OFFICIAL EXPLANATION

\(ABCD\) is a parallelogram.

Let \(AB\) and \(CD\) measure \(p\) units and \(AD\) and \(BC\) measure \(q\) units and height of the parallelogram be \(h\) units

Therefore, Area of the parallelogram = \(ph\)



\(2(p + q) = 12\)

\(p + q = 6\)-------------(I)

\(∠ADC = 120^{\circ}\)

This implies \(∠BAD = ∠BCD = 60^{\circ}\)

Since ΔAED is a 30-60-90 triangle, applying the angle-side property (1:√3:2)

\(h=\frac{q√3}{2}\) and \(AE=\frac{q}{2}\)--------------(II)

So, \(Area=\frac{pq√3}{2}\)------------------(III)

Substituting the value of q from (I) in (III)

\(Area=\frac{p(6−p)√3}{2}\)

Thus, in order to find the area, we need to know the value of \(pq\) or of \(p\)

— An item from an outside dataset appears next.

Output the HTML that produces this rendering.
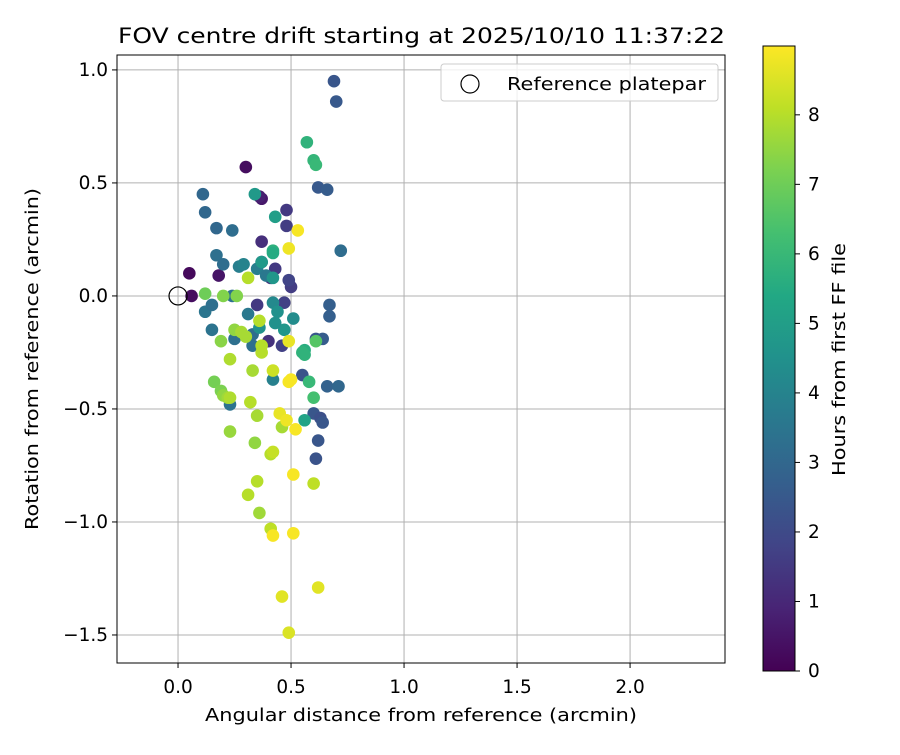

Statement (1) : \(BD = 2√3\) units



In right \(ΔBED\),

\(BE^2+h^2=(2√3)^2\)

\((p−AE)^2+(\frac{q√3}{2})^2=12\)

\((p−\frac{q}{2})^2+(\frac{q√3}{2})^2=12\)

\(p^2+\frac{q^2}{4}−pq+\frac{3q^2}{4}=12\)

\(⇒p^2+q^2−pq=12\)

⇒\((p+q)^2−3pq=12\)

⇒\(6^2−3pq=12\) (Using Equation I)

⇒\(3pq=24\)

⇒\(pq=8\)

⇒\(Area=\frac{8√3}{2}=4√3\)

Since we get a unique value of Area, Statement 1 is sufficient to answer the question.

Statement (2) : \(h= √3\) units

From Equation II, \(q = 2\)

From Equation I, \(p = 4\)

Since we now know the value of \(p\) and \(q\), we can find the value of product \(pq\), and hence of the area of the parallelogram, using Equation III

Hence, Statement 2 is sufficient to answer the question.

Therefore, EACH statement ALONE is sufficient to answer the question asked

Answer is (D)